Rani Tatt (Sohile Dhoor Mitti Ke)
- First edition
- Author: Harmanjeet Singh
- Language: Punjabi
- Subject: Poetry, Verse
- Published: 2015 (by Colors of Punjab)
- Publication place: India
- Media type: Print
- Pages: 159
- ISBN: 9789385670183

= Rani Tatt =

Punjabi book

Rani Tatt (Sohile Dhoor Mitti Ke) {Punjabi: ਰਾਣੀ ਤੱਤ (ਸੋਹਿਲੇ ਧੂੜ ਮਿੱਟੀ ਕੇ)} is a Punjabi book, written by Harmanjeet Singh. The author got the Sahitya Academy Youth Award on June 22, 2017.

== Book Information ==
Rani Tatt is the first book written by Harman, which was released on August 19, 2015. In this book, the author has written about nature, ancient life of Punjab and life's struggles. The book is divided into two parts. The first part contains the poems and the second part is the verse. In this book the author uses most ancient vocabulary of Punjabi.
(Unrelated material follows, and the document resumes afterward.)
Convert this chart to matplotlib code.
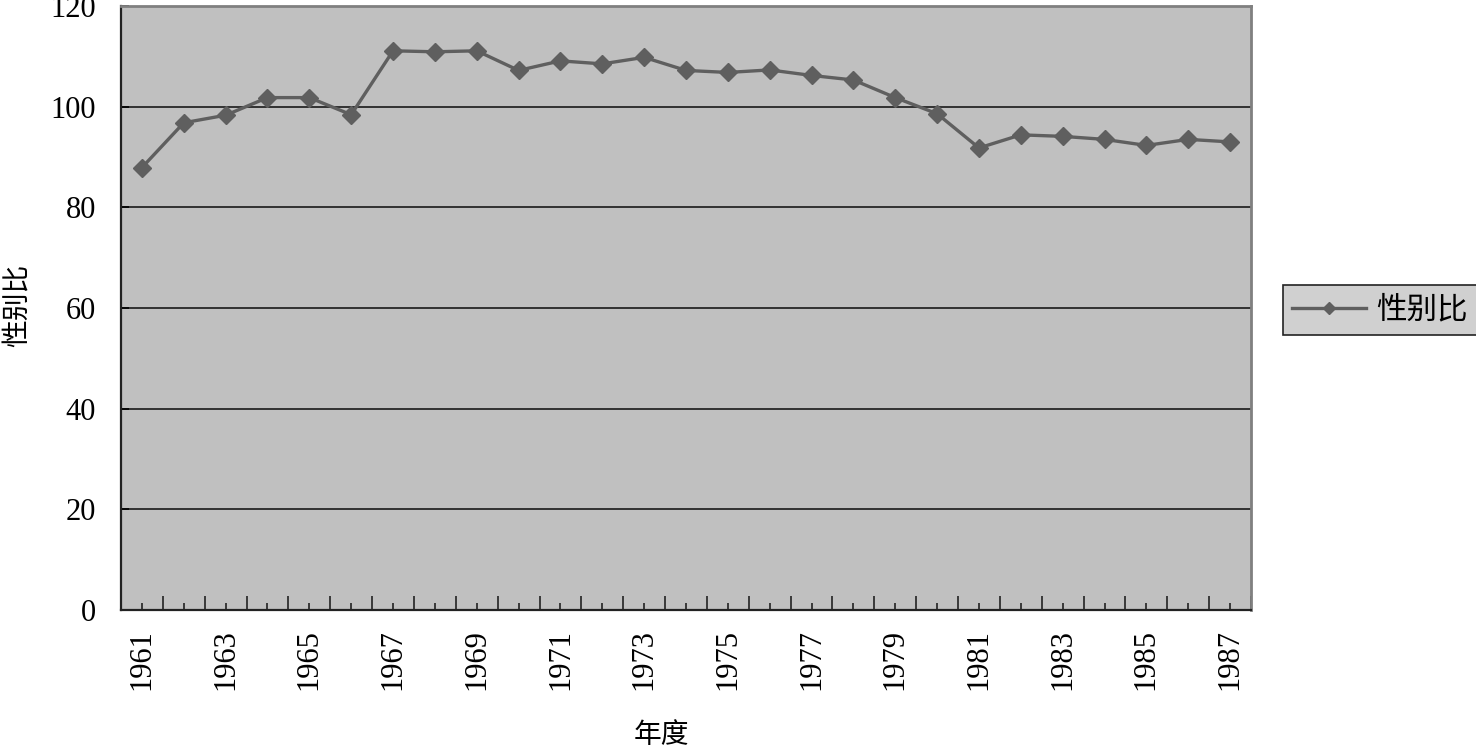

Most Punjabi books are estimated to sell about 500 copies, but the Rani Tatt has crossed the figure in just ten days. So far, more than 28,000 copies of this book have been published. This book has been sold in India as well as overseas. It was published by the Colors of Punjab Publishers.

== About the author ==
Harmanjit Singh is the author of the book. Harman was born on 27 June 1991, in village Khiala Kalan which falls in the district Mansa, Punjab.